L'enfant - ou plutôt le fant, celui qui dit ses premiers mots - bégaye, et l'apprentissage de sa langue maternelle lui donne de l'assurance, c'est ainsi qu'il perd son bégaiement. On dit qu'un bègue parvient parfois à apprendre une nouvelle langue sans bégayer, il peut obtenir une nouvelle nationalité dans laquelle il ne fonctionne plus par à coups. Il est à l'aise dans son nouveau paysage linguistique - aura-t-il changé de langue maternelle?
       J'ai connu une anglaise, bilingue, vivant en France, qui se refusait à lire en français pour ne pas abîmer la langue dans laquelle elle écrivait.

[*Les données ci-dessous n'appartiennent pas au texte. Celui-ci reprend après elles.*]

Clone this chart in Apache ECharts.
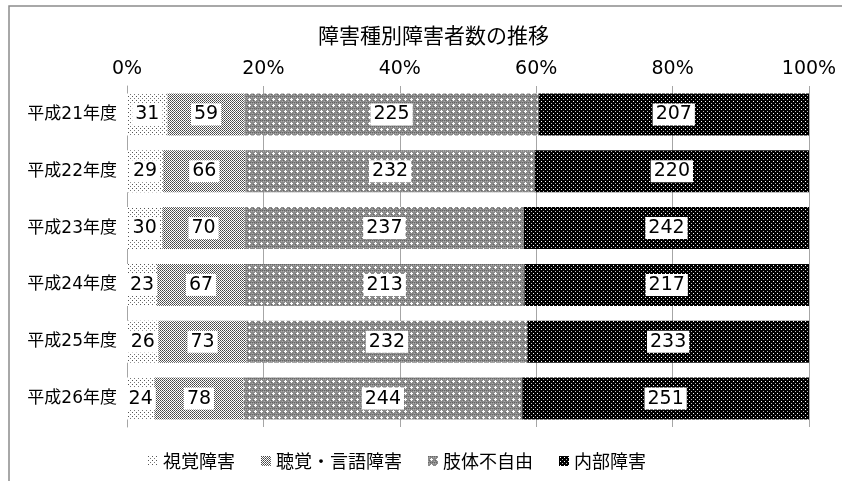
<!DOCTYPE html>
<html>
<head>
<meta charset="utf-8">
<script src="https://cdn.jsdelivr.net/npm/echarts@6/dist/echarts.min.js"></script>
<style>
  html, body { margin: 0; padding: 0; background: #fff; }
  #chart { width: 842px; height: 481px; }
</style>
</head>
<body>
<div id="chart"></div>
<script>
const categories = ['平成21年度', '平成22年度', '平成23年度', '平成24年度', '平成25年度', '平成26年度']
const seriesNames = ['視覚障害', '聴覚・言語障害', '肢体不自由', '内部障害']
const visual = [31, 29, 30, 23, 26, 24]
const hearing = [59, 66, 70, 67, 73, 78]
const physical = [225, 232, 237, 213, 232, 244]
const internal = [207, 220, 242, 217, 233, 251]
const tickLabels = ['0%', '20%', '40%', '60%', '80%', '100%']

// wide latin digits first, CJK falls through to Noto
const FONT = '"DejaVu Sans", "Noto Sans CJK JP", sans-serif'
const CJK = '"Noto Sans CJK JP", sans-serif'

// little canvases used as fill patterns
const makePattern = (size, bg, pixels) => {
  const c = document.createElement('canvas')
  c.width = size
  c.height = size
  const ctx = c.getContext('2d')
  ctx.fillStyle = bg
  ctx.fillRect(0, 0, size, size)
  pixels.forEach(([x, y, col]) => {
    ctx.fillStyle = col
    ctx.fillRect(x, y, 1, 1)
  })
  return { image: c, repeat: 'repeat' }
}

const patterns = [
  makePattern(4, '#ffffff', [[0, 0, '#555'], [2, 2, '#777']]),
  makePattern(2, '#ffffff', [[0, 0, '#444'], [1, 1, '#666']]),
  makePattern(6, '#8a8a8a', [
    [0, 0, '#666'], [2, 0, '#666'], [4, 0, '#666'], [1, 1, '#aaa'], [5, 1, '#aaa'],
    [3, 2, '#fff'], [2, 3, '#fff'], [3, 3, '#fff'], [4, 3, '#fff'], [3, 4, '#fff'],
    [0, 5, '#aaa'], [1, 4, '#666']
  ]),
  makePattern(4, '#000000', [[1, 1, '#ffffff'], [3, 3, '#bbbbbb']])
]

const rows = [visual, hearing, physical, internal]
const totals = categories.map((_, i) => rows.reduce((s, r) => s + r[i], 0))

const chart = echarts.init(document.getElementById('chart'))
chart.setOption({
  animation: false,
  backgroundColor: '#fff',
  title: {
    text: '障害種別障害者数の推移',
    left: 313,
    top: 20,
    textStyle: { fontFamily: CJK, fontSize: 21, fontWeight: 'normal', color: '#000' }
  },
  graphic: [{
    type: 'rect',
    shape: { x: 9, y: 6, width: 900, height: 520 },
    style: { fill: 'none', stroke: '#8c8c8c', lineWidth: 1.5 },
    silent: true
  }],
  legend: {
    bottom: 6,
    left: 143,
    itemWidth: 10,
    itemHeight: 10,
    itemGap: 26,
    icon: 'rect',
    textStyle: { fontFamily: CJK, fontSize: 18, color: '#000' },
    data: seriesNames
  },
  grid: { left: 127, right: 33, top: 86, height: 341, containLabel: false },
  xAxis: {
    type: 'value',
    position: 'top',
    min: 0,
    max: 100,
    interval: 20,
    axisLine: { show: false },
    axisTick: { show: false },
    axisLabel: {
      margin: 7,
      fontFamily: FONT,
      fontSize: 19,
      color: '#000',
      formatter: (v) => tickLabels[Math.round(v / 20)]
    },
    splitLine: { show: true, lineStyle: { color: '#a6a6a6', width: 1 } }
  },
  yAxis: {
    type: 'category',
    inverse: true,
    data: categories,
    axisLine: { show: true, lineStyle: { color: '#a6a6a6' } },
    axisTick: { show: false },
    axisLabel: { margin: 10, fontFamily: FONT, fontSize: 17, color: '#000' }
  },
  series: seriesNames.map((name, k) => ({
    name,
    type: 'bar',
    stack: 'total',
    barCategoryGap: '26%',
    itemStyle: { color: patterns[k] },
    label: {
      show: true,
      position: 'inside',
      fontFamily: FONT,
      fontSize: 19,
      color: '#000',
      backgroundColor: '#fff',
      padding: [2, 3, 1, 3],
      formatter: (p) => p.data.raw
    },
    data: rows[k].map((v, i) => ({ value: v / totals[i] * 100, raw: v }))
  }))
})
</script>
</body>
</html>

Une personne qui traduit dans une langue qui n'est pas «maternelle» abîme-t-elle cette langue parce qu'elle ne la connaîtrait pas depuis l'enfance? Un homme est-il incapable de traduire une femme? Toute traduction qui n'apporte pas son poids d'étrangeté n'est en fin de compte que de la belle écriture, oubliant la langue maternelle de l'écrivain traduit, qu'elle a gommée.

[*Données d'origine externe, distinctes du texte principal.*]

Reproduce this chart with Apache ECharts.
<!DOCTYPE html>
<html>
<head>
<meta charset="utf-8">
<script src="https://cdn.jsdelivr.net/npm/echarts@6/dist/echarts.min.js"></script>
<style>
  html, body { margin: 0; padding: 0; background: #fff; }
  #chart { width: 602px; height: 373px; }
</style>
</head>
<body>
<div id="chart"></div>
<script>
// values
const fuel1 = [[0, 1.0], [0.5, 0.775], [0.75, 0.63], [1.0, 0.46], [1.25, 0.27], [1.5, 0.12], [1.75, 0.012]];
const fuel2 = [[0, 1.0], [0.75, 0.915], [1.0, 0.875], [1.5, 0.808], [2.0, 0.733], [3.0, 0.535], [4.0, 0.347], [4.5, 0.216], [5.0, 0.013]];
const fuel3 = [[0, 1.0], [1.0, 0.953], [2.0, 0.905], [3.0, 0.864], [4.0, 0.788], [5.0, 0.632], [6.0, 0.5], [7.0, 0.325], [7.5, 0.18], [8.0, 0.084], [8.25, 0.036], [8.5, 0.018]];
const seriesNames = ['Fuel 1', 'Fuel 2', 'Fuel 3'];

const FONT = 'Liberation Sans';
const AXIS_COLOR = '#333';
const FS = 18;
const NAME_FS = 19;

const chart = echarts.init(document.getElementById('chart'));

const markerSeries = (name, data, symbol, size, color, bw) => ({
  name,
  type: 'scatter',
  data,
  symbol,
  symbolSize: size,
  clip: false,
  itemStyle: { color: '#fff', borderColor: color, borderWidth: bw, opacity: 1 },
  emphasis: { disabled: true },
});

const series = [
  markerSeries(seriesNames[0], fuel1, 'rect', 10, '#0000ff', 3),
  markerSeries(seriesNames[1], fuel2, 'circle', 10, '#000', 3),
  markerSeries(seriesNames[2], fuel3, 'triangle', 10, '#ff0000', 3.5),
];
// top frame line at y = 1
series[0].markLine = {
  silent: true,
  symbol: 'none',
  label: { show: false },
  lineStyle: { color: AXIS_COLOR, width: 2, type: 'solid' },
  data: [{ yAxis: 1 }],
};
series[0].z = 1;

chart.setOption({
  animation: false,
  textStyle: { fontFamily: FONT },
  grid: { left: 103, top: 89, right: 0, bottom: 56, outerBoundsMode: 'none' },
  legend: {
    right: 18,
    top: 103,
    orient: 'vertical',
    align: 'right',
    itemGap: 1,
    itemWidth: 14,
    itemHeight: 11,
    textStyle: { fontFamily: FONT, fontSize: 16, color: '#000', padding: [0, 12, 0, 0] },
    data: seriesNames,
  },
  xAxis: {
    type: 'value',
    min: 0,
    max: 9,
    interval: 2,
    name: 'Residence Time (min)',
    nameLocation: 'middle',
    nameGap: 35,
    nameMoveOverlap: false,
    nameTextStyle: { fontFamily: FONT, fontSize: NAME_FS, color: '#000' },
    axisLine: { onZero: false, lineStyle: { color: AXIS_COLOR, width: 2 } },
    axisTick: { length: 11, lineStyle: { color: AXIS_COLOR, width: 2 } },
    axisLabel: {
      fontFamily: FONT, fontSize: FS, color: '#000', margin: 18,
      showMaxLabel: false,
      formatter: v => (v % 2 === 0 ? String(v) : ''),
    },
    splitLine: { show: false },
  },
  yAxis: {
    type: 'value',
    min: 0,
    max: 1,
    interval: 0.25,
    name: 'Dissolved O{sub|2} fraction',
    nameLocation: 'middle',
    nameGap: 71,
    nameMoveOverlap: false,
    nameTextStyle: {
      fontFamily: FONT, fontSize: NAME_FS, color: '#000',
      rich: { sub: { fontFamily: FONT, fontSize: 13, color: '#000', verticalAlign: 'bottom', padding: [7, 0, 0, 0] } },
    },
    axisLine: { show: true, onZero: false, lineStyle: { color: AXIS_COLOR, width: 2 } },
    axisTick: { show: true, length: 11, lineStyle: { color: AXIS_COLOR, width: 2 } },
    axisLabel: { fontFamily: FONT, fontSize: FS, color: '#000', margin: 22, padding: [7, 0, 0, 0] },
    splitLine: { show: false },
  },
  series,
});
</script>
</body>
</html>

       Fin d'après-midi dans une petite ville de l'Allemagne industrielle, le jeune Mapscher est installé confortablement sur le porte-bagages d'une bicyclette, assis dans un panier de fil de fer où il est en sécurité; il s'agrippe fermement aux deux ressorts d'acier sous la selle. Sa mère tient d'une main la poignée de caoutchouc noir du guidon tout en bavardant avec une autre femme. Ils étaient sans doute en route pour le Kindergarten. Les deux femmes parlent allemand et, aujourd'hui, à Londres, bien des années plus tard, Champers se souvient presque des mots qu'elles pronon-çaient, mais il ne comprend plus l'allemand - une musique, à peine. Le paysage urbain est plat, aucun détail sur lequel fixer son attention - aujourd'hui - comme si sa myopie ne lui offrait que l'épais métal gris des ressorts et le cuir usé de la selle à moins d'un pied de son visage. Son cou le démange à l'endroit où le col de sa chemise frotte sa peau (ses chemises étaient en nylon, et les ourlets, «cousus» au fer à souder, grattaient), et tout autour de lui le flou, le susurrement d'un pays devenu totalement étranger. (C'était ainsi qu'il l'avait voulu.)

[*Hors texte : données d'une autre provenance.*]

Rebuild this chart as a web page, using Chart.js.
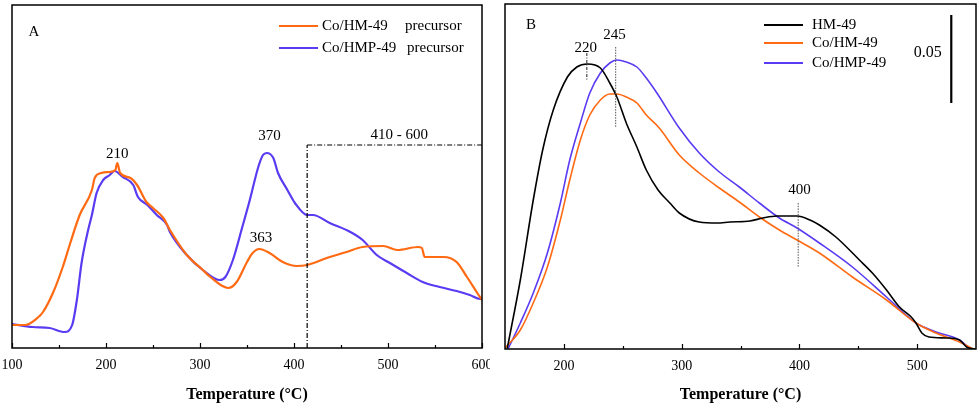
<!DOCTYPE html>
<html>
<head>
<meta charset="utf-8">
<script src="https://cdn.jsdelivr.net/npm/chart.js@4.4.1/dist/chart.umd.min.js"></script>
<style>
  html, body { margin: 0; padding: 0; background: #fff; }
  body { width: 980px; height: 407px; position: relative; overflow: hidden; }
  canvas { position: absolute; top: 0; }
  #cA { left: 0; }
  #cB { left: 495px; }
</style>
</head>
<body>
<canvas id="cA" width="490" height="407"></canvas>
<canvas id="cB" width="485" height="407"></canvas>
<script>
// ---------- Panel A data (Temperature °C, intensity a.u.) ----------
const tempA_CoHM = [100,114,127,133,144,154,162,172,185,188,195,204,210,212,215,226,233,243,250,261,268,286,303,311,330,339,350,356,363,374,388,403,414,438,456,473,495,510,532,536,539,559,573,584,595,600];
const intA_CoHM  = [23,23,30,36,56,81,105,133,158,170,175,176,178,185,175,170,163,146,140,130,118,93,78,71,60,66,86,95,99,95,86,82,83,91,96,101,102,98,101,100,91,91,86,71,55,48];

const tempA_CoHMP = [100,122,140,156,164,169,174,181,185,190,197,204,209,218,229,234,244,254,265,268,286,303,321,327,335,345,353,362,367,371,378,383,393,401,414,420,438,460,473,488,502,520,537,555,573,587,598,600];
const intA_CoHMP  = [24,21,20,16,23,48,85,118,133,155,168,173,177,171,163,151,143,133,123,116,93,78,68,71,88,121,148,181,193,195,190,175,158,145,133,133,125,116,108,93,85,75,66,61,57,53,49,49];

const ticksA = [100,200,300,400,500,600];
const minorTicksA = [150,250,350,450,550];

// ---------- Panel B data ----------
const tempB_HM = [152,163,174,182,191,203,211,220,231,239,245,253,262,270,280,290,298,315,330,341,358,369,381,398,409,417,431,451,462,474,485,495,499,504,510,525,536,542,549];
const intB_HM  = [1,69,149,199,239,272,282,285,281,266,252,226,202,179,159,146,136,127,126,127,128,131,133,133,129,124,112,89,76,59,42,32,26,16,12,11,9,2,0];

const tempB_CoHM = [150,163,174,186,197,205,214,222,231,239,245,253,262,270,281,298,315,332,349,366,383,398,417,445,474,499,516,536,546];
const intB_CoHM  = [1,19,46,82,129,169,209,234,249,255,255,252,246,234,221,194,176,161,147,132,119,109,96,72,49,26,16,7,1];

const tempB_CoHMP = [153,163,174,186,197,205,214,222,231,239,245,253,262,270,279,298,315,332,349,366,383,398,417,445,474,499,516,536,544];
const intB_CoHMP  = [1,26,56,96,146,189,226,256,276,286,289,287,282,271,256,221,196,177,162,146,131,121,106,82,52,26,17,9,1];

const ticksB = [200,300,400,500];
const minorTicksB = [250,350,450];

const labelsA = ['Co/HM-49', 'Co/HMP-49'];
const labelsB = ['HM-49', 'Co/HM-49', 'Co/HMP-49'];

const ORANGE = '#FF6A12';
const BLUE = '#5A3BF2';
const BLACK = '#000000';
const SERIF = "'Liberation Serif', 'Times New Roman', serif";

function pts(xs, ys) { return xs.map((x, i) => ({ x: x, y: ys[i] })); }

const framePlugin = {
  id: 'frame',
  afterDatasetsDraw(chart, args, o) {
    const { ctx, chartArea: ca, scales: { x, y } } = chart;
    ctx.save();
    ctx.strokeStyle = '#000';
    ctx.lineWidth = 1.5;
    ctx.setLineDash([]);
    ctx.strokeRect(ca.left, ca.top, ca.right - ca.left, ca.bottom - ca.top);
    // inward ticks
    ctx.lineWidth = 1.2;
    ctx.beginPath();
    o.major.forEach(v => { const px = Math.round(x.getPixelForValue(v)) + 0.5; ctx.moveTo(px, ca.bottom); ctx.lineTo(px, ca.bottom - 5); });
    o.minor.forEach(v => { const px = Math.round(x.getPixelForValue(v)) + 0.5; ctx.moveTo(px, ca.bottom); ctx.lineTo(px, ca.bottom - 3); });
    ctx.stroke();
    // guide lines
    (o.lines || []).forEach(l => {
      ctx.beginPath();
      ctx.strokeStyle = l.color || '#000';
      ctx.lineWidth = l.width || 1;
      ctx.setLineDash(l.dash || []);
      ctx.moveTo(x.getPixelForValue(l.x0), y.getPixelForValue(l.y0));
      ctx.lineTo(x.getPixelForValue(l.x1), y.getPixelForValue(l.y1));
      ctx.stroke();
    });
    ctx.setLineDash([]);
    // texts
    ctx.fillStyle = '#000';
    ctx.textBaseline = 'middle';
    (o.texts || []).forEach(t => {
      ctx.font = (t.size || 15) + 'px ' + SERIF;
      ctx.textAlign = t.align || 'center';
      ctx.fillText(t.t, x.getPixelForValue(t.x), y.getPixelForValue(t.y));
    });
    // panel letter
    ctx.font = '15px ' + SERIF;
    ctx.textAlign = 'center';
    ctx.fillText(o.letter.t, o.letter.px, o.letter.py);
    // legend
    o.legend.items.forEach((it, i) => {
      const ly = o.legend.rows[i];
      ctx.beginPath();
      ctx.strokeStyle = it.color;
      ctx.lineWidth = o.legend.lw;
      ctx.moveTo(o.legend.x0, ly);
      ctx.lineTo(o.legend.x1, ly);
      ctx.stroke();
      ctx.font = '15px ' + SERIF;
      ctx.textAlign = 'left';
      ctx.fillText(it.text, o.legend.tx, ly);
      if (it.extra) ctx.fillText(it.extra, it.extraX, ly);
    });
    ctx.restore();
  }
};

function makeChart(id, datasets, xmin, xmax, ymax, ticks, minor, pad, axisH, annot) {
  return new Chart(document.getElementById(id), {
    type: 'line',
    data: { datasets: datasets },
    options: {
      responsive: false,
      animation: false,
      devicePixelRatio: 1,
      layout: { padding: pad, autoPadding: false },
      elements: { point: { radius: 0 }, line: { cubicInterpolationMode: 'monotone', borderCapStyle: 'round', borderJoinStyle: 'round' } },
      scales: {
        x: {
          type: 'linear', min: xmin, max: xmax,
          afterBuildTicks: s => { s.ticks = ticks.map(v => ({ value: v })); },
          afterFit: s => { s.height = axisH; s.paddingLeft = 0; s.paddingRight = 0; s.paddingTop = 0; s.paddingBottom = 0; },
          grid: { display: false, drawTicks: false },
          border: { display: false },
          ticks: { color: '#000', font: { family: SERIF, size: 14 }, padding: 9, maxRotation: 0, autoSkip: false },
          title: { display: true, text: 'Temperature (°C)', color: '#000', font: { family: SERIF, size: 16, weight: 'bold' }, padding: { top: 0, bottom: 3 } }
        },
        y: { display: false, min: 0, max: ymax }
      },
      plugins: {
        legend: { display: false },
        tooltip: { enabled: false },
        frame: Object.assign({ major: ticks, minor: minor }, annot)
      }
    },
    plugins: [framePlugin]
  });
}

makeChart('cA', [
  { label: labelsA[0], data: pts(tempA_CoHM, intA_CoHM), borderColor: ORANGE, borderWidth: 2.2 },
  { label: labelsA[1], data: pts(tempA_CoHMP, intA_CoHMP), borderColor: BLUE, borderWidth: 2.2 }
], 100, 600, 343, ticksA, minorTicksA, { left: 12, right: 8, top: 5, bottom: 0 }, 59, {
  lines: [
    { x0: 414, y0: 0, x1: 414, y1: 203, dash: [5, 2, 1, 2], width: 1.2 },
    { x0: 414, y0: 203, x1: 600, y1: 203, dash: [5, 2, 1, 2], width: 1.2 }
  ],
  texts: [
    { t: '210', x: 212, y: 194 },
    { t: '370', x: 374, y: 212 },
    { t: '363', x: 365, y: 110 },
    { t: '410 - 600', x: 512, y: 213 }
  ],
  letter: { t: 'A', px: 34, py: 32 },
  legend: { x0: 279, x1: 318, tx: 322, lw: 2.2, rows: [26, 48], items: [
    { color: ORANGE, text: labelsA[0], extra: 'precursor', extraX: 405 },
    { color: BLUE, text: labelsA[1], extra: 'precursor', extraX: 407 }
  ] }
});

makeChart('cB', [
  { label: labelsB[0], data: pts(tempB_HM, intB_HM), borderColor: BLACK, borderWidth: 1.6 },
  { label: labelsB[1], data: pts(tempB_CoHM, intB_CoHM), borderColor: ORANGE, borderWidth: 1.6 },
  { label: labelsB[2], data: pts(tempB_CoHMP, intB_CoHMP), borderColor: BLUE, borderWidth: 1.6 }
], 150, 550, 345, ticksB, minorTicksB, { left: 10, right: 4, top: 4, bottom: 0 }, 58, {
  lines: [
    { x0: 219.5, y0: 296, x1: 219.5, y1: 269, dash: [3, 1.5, 1, 1.5], width: 1, color: '#222' },
    { x0: 244, y0: 302, x1: 244, y1: 222, dash: [1.5, 1.2], width: 1, color: '#555' },
    { x0: 399, y0: 146, x1: 399, y1: 82, dash: [1.5, 1.2], width: 1, color: '#555' },
    { x0: 529, y0: 246, x1: 529, y1: 334, width: 2.2, color: '#000' }
  ],
  texts: [
    { t: '220', x: 218.6, y: 301 },
    { t: '245', x: 243, y: 314 },
    { t: '400', x: 400, y: 159 },
    { t: '0.05', x: 521, y: 296, align: 'right', size: 16 }
  ],
  letter: { t: 'B', px: 36, py: 25 },
  legend: { x0: 269, x1: 308, tx: 317, lw: 1.8, rows: [25, 43, 63], items: [
    { color: BLACK, text: labelsB[0] },
    { color: ORANGE, text: labelsB[1] },
    { color: BLUE, text: labelsB[2] }
  ] }
});
</script>
</body>
</html>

       Comment aurait-il pu tomber? tout ici est logique, raisonnable, ou devrait l'être dans ses souvenirs. Mais il suffit d'une seconde de négligence... ce qui peut toujours arriver et dont il faut absolument tenir compte. À peine une fraction de seconde, si infime qu'elle n'a aucune existence rationnelle, une inadvertance. Et l'enfant s'alourdit, s'est alourdi, il lui faut obéir aux lois de la physique, la bicyclette se cabre, la main qui en serrait le guidon a disparu. La bicyclette tourne autour de l'axe et des deux écrous papillon, part en arrière, sans quitter le plan vertical, sans osciller ni à droite ni à gauche - et lui, il n'est pas tombé; il est resté là, suspendu, dans cette petite ville de l'Allemagne industrielle, au beau milieu de l'après-midi, il a trois ou quatre ans, et il glisse lentement sur le ronronnement d'un roulement à billes. Au-dessus, le guidon menace. Il n'existe pas de logique à opposer à la réalité de ce souvenir, pas de mot pour retrouver le solide, le permanent, pas d'odeur pour restituer la continuité qui aurait dû accompagner ce souvenir: il aurait dû être là-bas, à susurrer, la morve au nez, content, au milieu de ces bâtiments qui n'étaient pas encore - alors - laids. C'est alors qu'il a commencé à tomber et Champers ne pensait pas avoir jamais cessé de tomber.

       Ce texte, que j'ai écrit il y a bien des années, est ainsi traduit de l'anglais. Peut-être parvient-il à énoncer ce sentiment de perte (il s'agit d'une fiction) d'une langue qui aurait été maternelle. Les langues sont chatoyantes; une langue n'est pas une et indivisible; c'est peut-être en acceptant que les frontières en sont floues, que l'ambiguïté y règne, qu'on parvient à se servir du langage, à l'attaquer, de l'extérieur, de biais. Le langage, on finit par le comprendre, «de travers peut-être. La question n'est pas là».
       Ce court texte est elliptique, les liaisons en sont absentes - l'exil est une discontinuité de liaisons préétablies.